TASK GOAL
Skip the pictures and quote all of the lines exactly.

RECORDED DATA
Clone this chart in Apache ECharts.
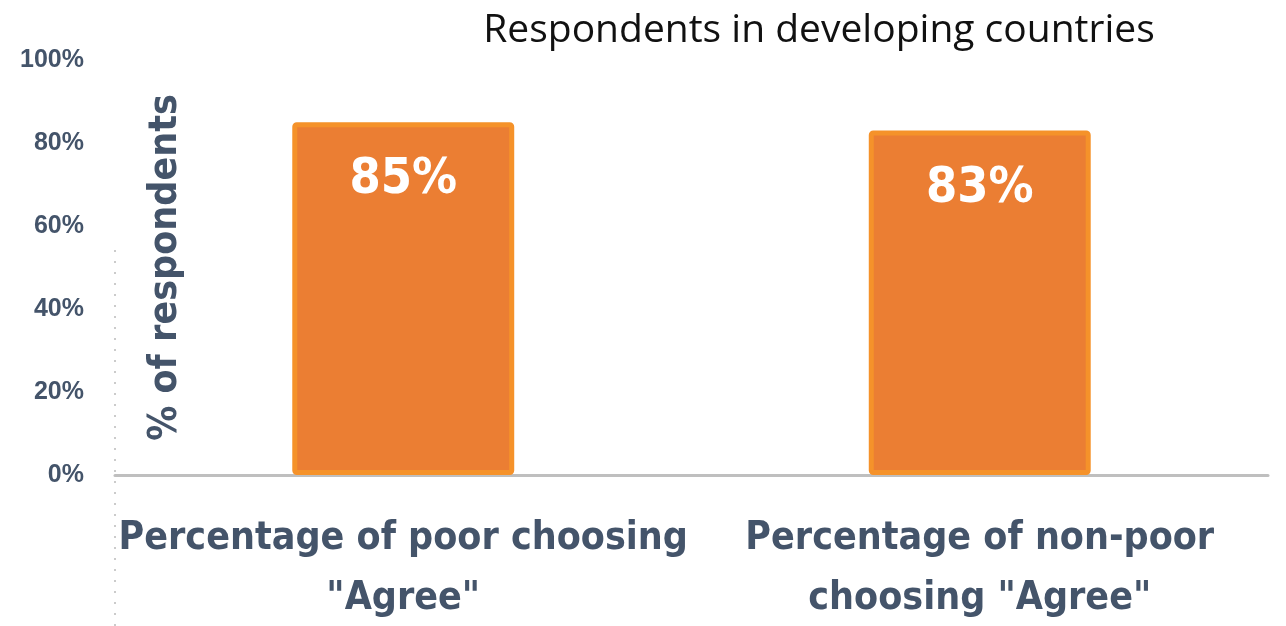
<!DOCTYPE html>
<html>
<head>
<meta charset="utf-8">
<script src="https://cdn.jsdelivr.net/npm/echarts@6/dist/echarts.min.js"></script>
<style>
  html, body { margin: 0; padding: 0; background: #fff; }
  #chart { width: 1286px; height: 626px; }
</style>
</head>
<body>
<div id="chart"></div>
<script>
// Share of respondents choosing "Agree" in developing countries
const categories = ['Percentage of poor choosing\n"Agree"', 'Percentage of non-poor\nchoosing "Agree"'];
const agreeShare = [85, 83];
const yTicks = [0, 20, 40, 60, 80, 100];

const slate = '#44546A';
const condensed = '"DejaVu Sans Condensed", "DejaVu Sans", sans-serif';

const chart = echarts.init(document.getElementById('chart'));
chart.setOption({
  animation: false,
  title: {
    text: 'Respondents in developing countries',
    left: 814, top: 6, textAlign: 'center',
    textStyle: { fontFamily: '"Open Sans", sans-serif', fontWeight: 'normal', fontSize: 39, color: '#111' }
  },
  grid: { left: 115, right: 18, top: 60, bottom: 151, containLabel: false, outerBoundsMode: 'none' },
  xAxis: {
    type: 'category',
    data: categories,
    axisLine: { lineStyle: { color: '#BFBFBF', width: 3 } },
    axisTick: { show: false },
    axisLabel: {
      interval: 0, margin: 34,
      fontFamily: condensed, fontWeight: 'bold', fontSize: 39, lineHeight: 60, color: slate
    }
  },
  yAxis: {
    type: 'value', min: 0, max: 100, interval: 20,
    name: '% of respondents', nameLocation: 'middle', nameGap: -70,
    nameTextStyle: { fontFamily: condensed, fontWeight: 'bold', fontSize: 39, color: slate },
    axisLine: { show: false },
    axisTick: { show: false },
    splitLine: { show: false },
    axisLabel: {
      margin: 31,
      fontFamily: '"Liberation Sans", sans-serif', fontWeight: 'bold', fontSize: 25, color: slate,
      formatter: v => yTicks.includes(v) ? v + '%' : ''
    }
  },
  series: [{
    type: 'bar',
    data: agreeShare,
    barWidth: '38.5%',
    itemStyle: { color: '#EB7E33', borderColor: '#F5922A', borderWidth: 5, borderRadius: 2 },
    label: {
      show: true, position: 'insideTop', distance: 33,
      formatter: p => p.value + '%',
      fontFamily: condensed, fontWeight: 'bold', fontSize: 50, color: '#fff'
    }
  }],
  graphic: [{
    type: 'line', z: -1,
    shape: { x1: 115, y1: 250, x2: 115, y2: 626 },
    style: { stroke: '#BBBBBB', lineWidth: 1.5, lineDash: [2, 9] }
  }]
});
</script>
</body>
</html>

TASK SOLUTION
Clone this chart in Apache ECharts.
<!DOCTYPE html>
<html>
<head>
<meta charset="utf-8">
<script src="https://cdn.jsdelivr.net/npm/echarts@6/dist/echarts.min.js"></script>
<style>
  html, body { margin: 0; padding: 0; background: #fff; }
  #chart { width: 1286px; height: 626px; }
</style>
</head>
<body>
<div id="chart"></div>
<script>
// Share of respondents choosing "Agree" in developing countries
const categories = ['Percentage of poor choosing\n"Agree"', 'Percentage of non-poor\nchoosing "Agree"'];
const agreeShare = [85, 83];
const yTicks = [0, 20, 40, 60, 80, 100];

const slate = '#44546A';
const condensed = '"DejaVu Sans Condensed", "DejaVu Sans", sans-serif';

const chart = echarts.init(document.getElementById('chart'));
chart.setOption({
  animation: false,
  title: {
    text: 'Respondents in developing countries',
    left: 814, top: 6, textAlign: 'center',
    textStyle: { fontFamily: '"Open Sans", sans-serif', fontWeight: 'normal', fontSize: 39, color: '#111' }
  },
  grid: { left: 115, right: 18, top: 60, bottom: 151, containLabel: false, outerBoundsMode: 'none' },
  xAxis: {
    type: 'category',
    data: categories,
    axisLine: { lineStyle: { color: '#BFBFBF', width: 3 } },
    axisTick: { show: false },
    axisLabel: {
      interval: 0, margin: 34,
      fontFamily: condensed, fontWeight: 'bold', fontSize: 39, lineHeight: 60, color: slate
    }
  },
  yAxis: {
    type: 'value', min: 0, max: 100, interval: 20,
    name: '% of respondents', nameLocation: 'middle', nameGap: -70,
    nameTextStyle: { fontFamily: condensed, fontWeight: 'bold', fontSize: 39, color: slate },
    axisLine: { show: false },
    axisTick: { show: false },
    splitLine: { show: false },
    axisLabel: {
      margin: 31,
      fontFamily: '"Liberation Sans", sans-serif', fontWeight: 'bold', fontSize: 25, color: slate,
      formatter: v => yTicks.includes(v) ? v + '%' : ''
    }
  },
  series: [{
    type: 'bar',
    data: agreeShare,
    barWidth: '38.5%',
    itemStyle: { color: '#EB7E33', borderColor: '#F5922A', borderWidth: 5, borderRadius: 2 },
    label: {
      show: true, position: 'insideTop', distance: 33,
      formatter: p => p.value + '%',
      fontFamily: condensed, fontWeight: 'bold', fontSize: 50, color: '#fff'
    }
  }],
  graphic: [{
    type: 'line', z: -1,
    shape: { x1: 115, y1: 250, x2: 115, y2: 626 },
    style: { stroke: '#BBBBBB', lineWidth: 1.5, lineDash: [2, 9] }
  }]
});
</script>
</body>
</html>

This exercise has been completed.